The Chicago-based MacArthur Foundation has announced the selection of 24 individuals in this year’s class of MacArthur Fellows. The honors, frequently referred to as the “Genius Awards,” include a $625,000 stipend over the next five years which the individuals can use as they see fit. Fellows are chosen for their “extraordinary originality and dedication in their creative pursuits.” The goal of the awards is to “encourage people of outstanding talent to pursue their own creative, intellectual, and professional inclinations” without the burden of having to worry about their financial situation.
Of this year’s 24 MacArthur Fellows, four are women with current ties to the academic world.
LaToya Ruby Frazier is an assistant professor of photography in the School of the Art Institute of Chicago.
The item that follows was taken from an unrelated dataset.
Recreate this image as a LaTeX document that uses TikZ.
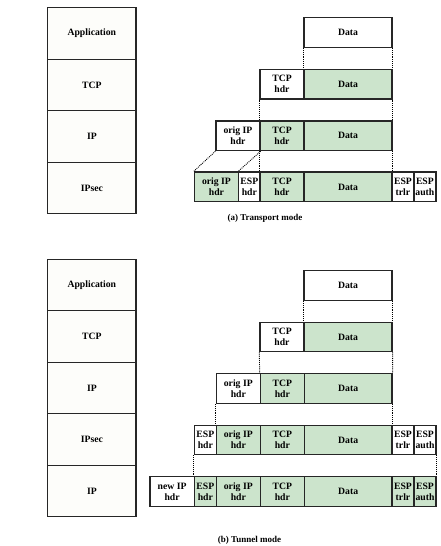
\documentclass[tikz,border=0pt]{standalone}
\usepackage{fontspec}
\setmainfont{Liberation Serif}
\definecolor{grn}{RGB}{204,228,204}
\definecolor{stk}{RGB}{253,253,250}
\begin{document}
\begin{tikzpicture}[x=1pt,y=-1pt,
  cell/.style={draw=black!85, line width=1.3pt, inner sep=0pt, align=center,
    font=\fontsize{9.7}{11}\selectfont\bfseries},
  layer/.style={cell, fill=stk, minimum width=88.3pt, minimum height=51.5pt},
  gcell/.style={fill=grn},
  wcell/.style={fill=white},
  dotline/.style={densely dotted, line width=0.9pt},
  captxt/.style={font=\fontsize{9}{10}\selectfont\bfseries}]
\useasboundingbox[fill=white] (0,0) rectangle (441,546);
% ---------- (a) Transport mode ----------
\node[layer] (aApp) at (91.85,33.45) {Application};
\node[layer] (aTCP) at (91.85,84.95) {TCP};
\node[layer] (aIP) at (91.85,136.45) {IP};
\node[layer] (aIPsec) at (91.85,187.95) {IPsec};
% row 1
\node[cell,wcell,minimum width=88pt,minimum height=29.6pt] (a1d) at (348,32.5) {Data};
% row 2
\node[cell,wcell,minimum width=44pt,minimum height=29.6pt] (a2t) at (282,84.1) {TCP\\hdr};
\node[cell,gcell,minimum width=88pt,minimum height=29.6pt] (a2d) at (348,84.1) {Data};
% row 3
\node[cell,wcell,minimum width=44pt,minimum height=29.6pt] (a3o) at (238,135.8) {orig IP\\hdr};
\node[cell,gcell,minimum width=44pt,minimum height=29.6pt] (a3t) at (282,135.8) {TCP\\hdr};
\node[cell,gcell,minimum width=88pt,minimum height=29.6pt] (a3d) at (348,135.8) {Data};
% row 4
\node[cell,gcell,minimum width=44.4pt,minimum height=29.6pt] (a4o) at (216.5,186.9) {orig IP\\hdr};
\node[cell,wcell,minimum width=21.3pt,minimum height=29.6pt] (a4e) at (249.35,186.9) {ESP\\hdr};
\node[cell,gcell,minimum width=44pt,minimum height=29.6pt] (a4t) at (282,186.9) {TCP\\hdr};
\node[cell,gcell,minimum width=88pt,minimum height=29.6pt] (a4d) at (348,186.9) {Data};
\node[cell,wcell,minimum width=21.9pt,minimum height=29.6pt] (a4r) at (402.95,186.9) {ESP\\trlr};
\node[cell,wcell,minimum width=22pt,minimum height=29.6pt] (a4a) at (424.9,186.9) {ESP\\auth};
% connectors
\draw[dotline] (a1d.south west) -- (a2d.north west);
\draw[dotline] (a1d.south east) -- (a2d.north east);
\draw[dotline] (a2t.south west) -- (a3t.north west);
\draw[dotline] (a2d.south east) -- (a3d.north east);
\draw[dotline] (a3o.south west) -- (a4o.north west);
\draw[dotline] (a3o.south east) -- (a4e.north west);
\draw[dotline] (a3t.south west) -- (a4t.north west);
\draw[dotline] (a3d.south east) -- (a4d.north east);
\node[captxt] (capa) at (265,218) {(a) Transport mode};
% ---------- (b) Tunnel mode ----------
\node[layer] (bApp) at (91.85,285.05) {Application};
\node[layer] (bTCP) at (91.85,336.55) {TCP};
\node[layer] (bIP) at (91.85,388.05) {IP};
\node[layer] (bIPsec) at (91.85,439.55) {IPsec};
\node[layer] (bIP2) at (91.85,491.05) {IP};
% row 1
\node[cell,wcell,minimum width=88pt,minimum height=29.6pt] (b1d) at (348,285.5) {Data};
% row 2
\node[cell,wcell,minimum width=44pt,minimum height=29.6pt] (b2t) at (282,337) {TCP\\hdr};
\node[cell,gcell,minimum width=88pt,minimum height=29.6pt] (b2d) at (348,337) {Data};
% row 3
\node[cell,wcell,minimum width=44pt,minimum height=29.6pt] (b3o) at (238.3,388.5) {orig IP\\hdr};
\node[cell,gcell,minimum width=44pt,minimum height=29.6pt] (b3t) at (282.3,388.5) {TCP\\hdr};
\node[cell,gcell,minimum width=87.7pt,minimum height=29.6pt] (b3d) at (348.15,388.5) {Data};
% row 4
\node[cell,wcell,minimum width=22pt,minimum height=29.6pt] (b4e) at (205.3,440) {ESP\\hdr};
\node[cell,gcell,minimum width=44pt,minimum height=29.6pt] (b4o) at (238.3,440) {orig IP\\hdr};
\node[cell,gcell,minimum width=44pt,minimum height=29.6pt] (b4t) at (282.3,440) {TCP\\hdr};
\node[cell,gcell,minimum width=87.7pt,minimum height=29.6pt] (b4d) at (348.15,440) {Data};
\node[cell,wcell,minimum width=22pt,minimum height=29.6pt] (b4r) at (403,440) {ESP\\trlr};
\node[cell,wcell,minimum width=22pt,minimum height=29.6pt] (b4a) at (425,440) {ESP\\auth};
% row 5
\node[cell,wcell,minimum width=44.3pt,minimum height=29.6pt] (b5n) at (172.15,491.4) {new IP\\hdr};
\node[cell,gcell,minimum width=22pt,minimum height=29.6pt] (b5e) at (205.3,491.4) {ESP\\hdr};
\node[cell,gcell,minimum width=44pt,minimum height=29.6pt] (b5o) at (238.3,491.4) {orig IP\\hdr};
\node[cell,gcell,minimum width=44pt,minimum height=29.6pt] (b5t) at (282.3,491.4) {TCP\\hdr};
\node[cell,gcell,minimum width=87.7pt,minimum height=29.6pt] (b5d) at (348.15,491.4) {Data};
\node[cell,gcell,minimum width=22pt,minimum height=29.6pt] (b5r) at (403,491.4) {ESP\\trlr};
\node[cell,gcell,minimum width=22pt,minimum height=29.6pt] (b5a) at (425,491.4) {ESP\\auth};
% connectors
\draw[dotline] (b1d.south west) -- (b2d.north west);
\draw[dotline] (b1d.south east) -- (b2d.north east);
\draw[dotline] (b2t.south west) -- (b3t.north west);
\draw[dotline] (b2d.south east) -- (b3d.north east);
\draw[dotline] (b3o.south west) -- (b4o.north west);
\draw[dotline] (b3d.south east) -- (b4d.north east);
\draw[dotline] (b4e.south west) -- (b5e.north west);
\draw[dotline] (b4a.south east) -- (b5a.north east);
\node[captxt] (capb) at (249.5,540) {(b) Tunnel mode};
\end{tikzpicture}
\end{document}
Her collection of black-and-white photographs of the steel town of Braddock, Pennsylvania, was published in the book The Notion of Family (Aperture, 2014). Frazier is a graduate of Edinboro University of Pennsylvania and holds a master of fine arts degree from Syracuse University.
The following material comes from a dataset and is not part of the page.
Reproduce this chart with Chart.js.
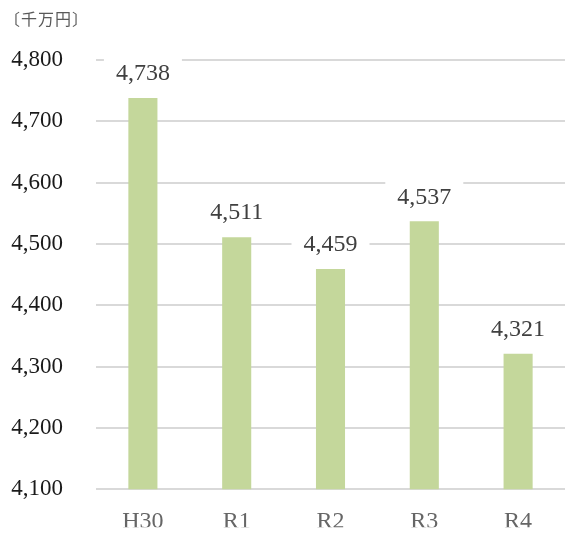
<!DOCTYPE html>
<html>
<head>
<meta charset="utf-8">
<script src="https://cdn.jsdelivr.net/npm/chart.js@4"></script>
<style>
  html, body { margin: 0; padding: 0; background: #fff; overflow: hidden; }
  #wrap { position: relative; width: 565px; height: 536px; }
  #unit { position: absolute; left: 4px; top: 6px; font: 16px "Noto Sans CJK JP", sans-serif; color: #595959; letter-spacing: 1px; }
</style>
</head>
<body>
<div id="wrap">
  <canvas id="barChart" width="565" height="536"></canvas>
  <div id="unit">〔千万円〕</div>
</div>
<script>
        // Data
        const years = ['H30', 'R1', 'R2', 'R3', 'R4'];
        const amounts = [4738, 4511, 4459, 4537, 4321];
        const yMin = 4100, yMax = 4800, yStep = 100;

        const serif = '"Liberation Serif", "DejaVu Serif", serif';

        // Value labels above bars, on a white box that breaks the grid lines
        const valueLabels = {
            id: 'valueLabels',
            afterDatasetsDraw(chart) {
                const ctx = chart.ctx;
                const meta = chart.getDatasetMeta(0);
                ctx.save();
                ctx.font = '24px ' + serif;
                ctx.textAlign = 'center';
                ctx.textBaseline = 'middle';
                meta.data.forEach((bar, i) => {
                    const y = bar.y - 24;
                    ctx.fillStyle = '#fff';
                    ctx.fillRect(bar.x - 39, y - 18, 78, 36);
                    ctx.fillStyle = '#404040';
                    ctx.fillText(amounts[i].toLocaleString('en-US'), bar.x, y);
                });
                ctx.restore();
            }
        };

        new Chart(document.getElementById('barChart'), {
            type: 'bar',
            data: {
                labels: years,
                datasets: [{
                    data: amounts,
                    backgroundColor: '#c4d79b',
                    categoryPercentage: 1,
                    barPercentage: 0.31,
                }]
            },
            options: {
                responsive: false,
                animation: false,
                layout: { padding: { top: 60, right: 0, left: 0, bottom: 0 } },
                scales: {
                    x: {
                        grid: { display: false },
                        border: { display: false },
                        ticks: { color: '#666666', font: { family: serif, size: 24 }, padding: 10 },
                        afterFit: s => { s.height = 38; }
                    },
                    y: {
                        min: yMin, max: yMax,
                        ticks: {
                            stepSize: yStep,
                            color: '#1a1a1a',
                            font: { family: serif, size: 23 },
                            padding: 33,
                            callback: v => v.toLocaleString('en-US')
                        },
                        grid: { color: '#d9d9d9', lineWidth: 2, drawTicks: false },
                        border: { display: false },
                        afterFit: s => { s.width = 96; }
                    }
                },
                plugins: { legend: { display: false }, tooltip: { enabled: false } }
            },
            plugins: [valueLabels]
        });
</script>
</body>
</html>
Marina Rustow is a professor in the departments of Near Eastern studies and history at Princeton University in New Jersey. Professor Rustow joined the faculty at Princeton this year after teaching at Emory University in Atlanta and Johns Hopkins University in Baltimore. She is the author of Heresy and the Politics of Community: The Jews of the Fatimid Caliphate (Cornell University Press, 2008) and co-editor of Jewish Studies at the Crossroads of Anthropology and History: Authority, Diaspora, Tradition (University of Pennsylvania Press, 2011). Professor Rustow is a graduate of Yale University. She holds two master’s degrees and a Ph.D. from Columbia University.